The chart revealed that Bitcoin halving is usually followed by a price decline. But in the 10th week after the 2nd halving, BTC’s price moved steadily in the following 2 years, peaking at nearly $20,000 in December 2017.
Rager concluded that the 2016 halving led to over 3000 percent gains in 525 days.
While the analyst did not put a price prediction for the third halving, many were skeptical of the same thing happening this time around. “How will it happen if the whole world economy is going into recession?” said one user on Twitter. To which Rager replied that it would happen just like what the U.S. stocks are experiencing right now.
Rager’s reply rings true. Tesla (TSLA) peaked at $1,794 in July. This, despite ‘not-that-great’ Q2 2020 results for the automaker. Commodities like gold and silver are performing beyond expectations. The stimulus or cash proffered by the government of various countries is finding its way to the stock and cryptocurrency markets.
Macro investor Raoul Pal’s recent report “The Unfolding,” noted three phases of what he says would be the biggest financial crisis – panic, hope, and insolvency. Panic is the liquidity phase. Hope is the correction phase. Insolvency is the brutal phase that will change even the system itself. In April 2020, Pal concluded we are in the panic phase.

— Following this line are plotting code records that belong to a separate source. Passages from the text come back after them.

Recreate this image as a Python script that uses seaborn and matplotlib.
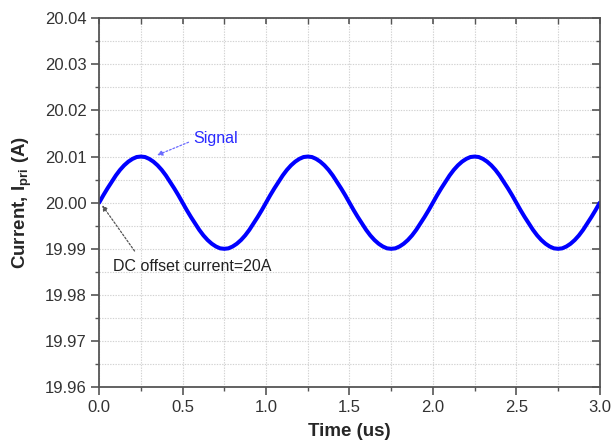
import matplotlib
matplotlib.use("Agg")
import matplotlib.pyplot as plt
import matplotlib.lines as mlines
import seaborn as sns
import pandas as pd
from matplotlib.ticker import MultipleLocator, FormatStrFormatter

# Primary current waveform, sampled every 0.025 us over three periods
time_us = [round(0.025 * i, 3) for i in range(121)]
current_a = [
    20.0000, 20.0016, 20.0031, 20.0045, 20.0059, 20.0071, 20.0081, 20.0089, 20.0095, 20.0099,
    20.0100, 20.0099, 20.0095, 20.0089, 20.0081, 20.0071, 20.0059, 20.0045, 20.0031, 20.0016,
    20.0000, 19.9984, 19.9969, 19.9955, 19.9941, 19.9929, 19.9919, 19.9911, 19.9905, 19.9901,
    19.9900, 19.9901, 19.9905, 19.9911, 19.9919, 19.9929, 19.9941, 19.9955, 19.9969, 19.9984,
    20.0000, 20.0016, 20.0031, 20.0045, 20.0059, 20.0071, 20.0081, 20.0089, 20.0095, 20.0099,
    20.0100, 20.0099, 20.0095, 20.0089, 20.0081, 20.0071, 20.0059, 20.0045, 20.0031, 20.0016,
    20.0000, 19.9984, 19.9969, 19.9955, 19.9941, 19.9929, 19.9919, 19.9911, 19.9905, 19.9901,
    19.9900, 19.9901, 19.9905, 19.9911, 19.9919, 19.9929, 19.9941, 19.9955, 19.9969, 19.9984,
    20.0000, 20.0016, 20.0031, 20.0045, 20.0059, 20.0071, 20.0081, 20.0089, 20.0095, 20.0099,
    20.0100, 20.0099, 20.0095, 20.0089, 20.0081, 20.0071, 20.0059, 20.0045, 20.0031, 20.0016,
    20.0000, 19.9984, 19.9969, 19.9955, 19.9941, 19.9929, 19.9919, 19.9911, 19.9905, 19.9901,
    19.9900, 19.9901, 19.9905, 19.9911, 19.9919, 19.9929, 19.9941, 19.9955, 19.9969, 19.9984,
    20.0000,
]
x_ticks = [0.0, 0.5, 1.0, 1.5, 2.0, 2.5, 3.0]
y_ticks = [19.96, 19.97, 19.98, 19.99, 20.00, 20.01, 20.02, 20.03, 20.04]

sns.set_theme(style="white")
plt.rcParams["font.family"] = ["Liberation Sans", "DejaVu Sans"]

df = pd.DataFrame({"Time (us)": time_us, "Current": current_a})

fig = plt.figure(figsize=(6.12, 4.44), dpi=100)
ax = fig.add_axes([0.162, 0.128, 0.818, 0.831])

sns.lineplot(data=df, x="Time (us)", y="Current", ax=ax, color="#0000ff", linewidth=2.9)

ax.set_xlim(0, 3.0)
ax.set_ylim(19.96, 20.04)
ax.set_xticks(x_ticks)
ax.set_yticks(y_ticks)
ax.xaxis.set_minor_locator(MultipleLocator(0.25))
ax.yaxis.set_minor_locator(MultipleLocator(0.005))
ax.xaxis.set_major_formatter(FormatStrFormatter("%.1f"))
ax.yaxis.set_major_formatter(FormatStrFormatter("%.2f"))

ax.grid(True, which="both", color="#d2d2d2", linestyle=(0, (1.2, 1.2)), linewidth=0.8)
ax.set_axisbelow(True)

for side in ["left", "bottom", "right", "top"]:
    ax.spines[side].set_color("#555555")
    ax.spines[side].set_linewidth(1.3)
    ax.spines[side].set_visible(True)

ax.tick_params(axis="both", which="major", direction="out", length=6, width=1.2,
               color="#555555", labelsize=12, labelcolor="#333333", pad=3)
ax.tick_params(axis="both", which="minor", direction="out", length=3, width=1.0,
               color="#555555")
ax.tick_params(axis="y", which="both", left=True, right=True, labelright=False)
ax.tick_params(axis="x", which="both", bottom=True, top=True, labeltop=False)

# right and top ticks point into the plot area
for t in ax.yaxis.get_major_ticks() + ax.yaxis.get_minor_ticks():
    t.tick2line.set_marker(mlines.TICKLEFT)
for t in ax.xaxis.get_major_ticks() + ax.xaxis.get_minor_ticks():
    t.tick2line.set_marker(mlines.TICKDOWN)
    t.tick2line.set_markersize(4.5)

ax.set_xlabel("Time (us)", fontsize=13.5, fontweight="bold", labelpad=6)
ax.set_ylabel(r"Current, I$_{\mathregular{pri}}$ (A)", fontsize=13.5, fontweight="bold",
              labelpad=8)

ax.annotate("Signal", xy=(0.347, 20.0103), xytext=(0.563, 20.0140),
            color="#2a2aff", fontsize=11.5, ha="left", va="center",
            arrowprops=dict(arrowstyle="-|>", color="#6a6aff", linestyle=(0, (1.5, 1.5)),
                            linewidth=0.9, mutation_scale=8, shrinkA=1, shrinkB=0,
                            relpos=(0.0, 0.35)))
ax.annotate("DC offset current=20A", xy=(0.018, 19.99945), xytext=(0.084, 19.9862),
            color="#222222", fontsize=11.5, ha="left", va="center",
            arrowprops=dict(arrowstyle="-|>", color="#555555", linestyle=(0, (1.5, 1.5)),
                            linewidth=0.9, mutation_scale=8, shrinkA=4, shrinkB=0,
                            relpos=(0.17, 1.0)))

fig.savefig("out.png", dpi=100)
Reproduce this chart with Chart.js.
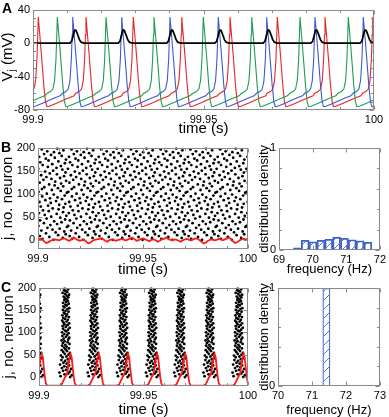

Billionaire Mark Cuban, on the other hand, remarked that the bubble which led to the dot-com crash in the late 90s had a built-up of around 5 years. He noted that the recent stock rally looked similar to that. “This is not a fundamentals market anymore since the Fed intervened,” Cuban referred to the market being momentum-based at the moment, chasing performance rather than value (of the company) while the Fed intervention referred to the printing of money to keep the U.S. economy afloat.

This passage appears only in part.